The China Block Printing Museum in the city of Yangzhou (yong jo) was founded in the 1950s, but moved to a beautiful new purpose-built museum just a few years ago.  It shares the building with the Yangzhou Museum and is based to 300,000 woodblocks amassed by the Guangling Press of Yangzhou.  The displays include woodblocks, books produced from the blocks, information on the printing process, and an impressive open storage area housing the blocks themselves. 

Downstairs in an atrium, under a skylight, the Museum presents ongoing demonstrations of the woodblock process.  The entire process requires about 18 steps--we saw 5 steps.  On thin vertically lined paper, a man copied out the text to be printed, using extremely fine calligraphy.  Modern Chinese is written horizontally, left to right, just like Western text.  But traditional texts are still written top to bottom, right to left.  The paper is then pasted face down onto a woodblock.  Wild pear wood makes the best blocks.  They are very durable, but soft enough to take the ink.

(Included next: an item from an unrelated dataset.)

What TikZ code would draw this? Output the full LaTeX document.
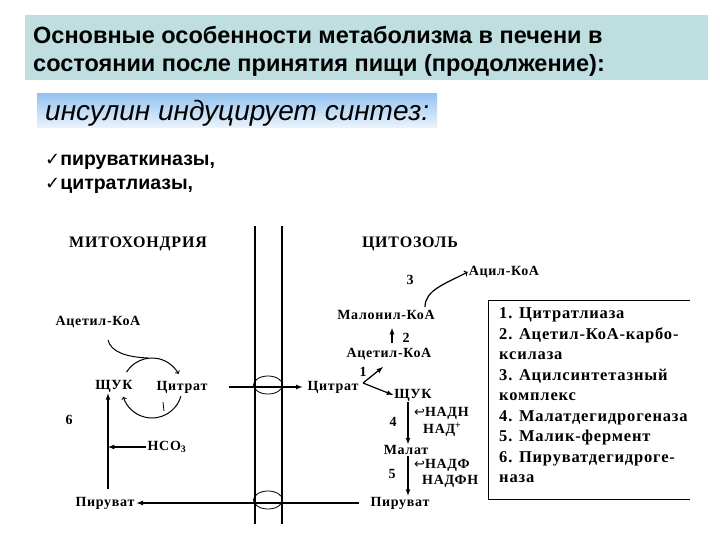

The carver carves around each character until it is raised above the surrounding wood.  He carves out the vertical lines as well, so that they will print.  Watching him work was extraordinary (as was the calligraphy).  His hands were so deft as he did intricate work with a very sharp knife.  There is no room for error in this work, and takes years to master.

Once the block is completed, it is inked using a big stiff brush.  Ink is brushed liberally over the surface, then the printer lays a piece of paper on top of the block and rubs it several times with a wooden block padded by layers of large leaves.  The print is pulled off the block and set aside to dry.  Later the pages are collated, stacked, folded, trimmed, covered and hand-bound.

At the Jinling Buddhist Publishing House (aka Buddhist Canon Publishing House), an oasis in the middle of high-rise Nanjing, a small staff preserves this process at a living museum.  In a beautiful old compound, using blocks that are 150 years old, they continue to produce Buddhist texts using the traditional methods, which they feel are closer to the tenants of Buddhist practice.  The director gave us a wonderful tour, including a visit to the storage room where they keep 120,000 blocks, neatly organized by book.  We saw two women pulling pages off the woodblocks, taking less than 10 seconds to print each page.  A woodcarver was creating a new block to replace an old one damaged or lost.  And 9 women were collating, stacking, folding and binding the books, which are then sold to Buddhist sites around China (and the world).

Jinling is so important that the Japanese government paid to rebuild it after the Japanese occupation forces during WW II destroyed it.  And during the Cultural Revolution, the Communist Party stopped the destruction of the wood blocks by the Red Guard.  They are too important to the heritage of China even for those difficult times.  Even so, 30,000 blocks were lost.  The director estimates it would take 10 carvers 100 years to replace them.

These visits help bring alive an exhibition we are planning on the rise of commercial printing in China from the Ming and Qing eras.  We will be working with the museum in Yangzhou to bring people to Grinnell to demonstrate this process, and I now know how exciting it will be to add their expertise to our exhibition.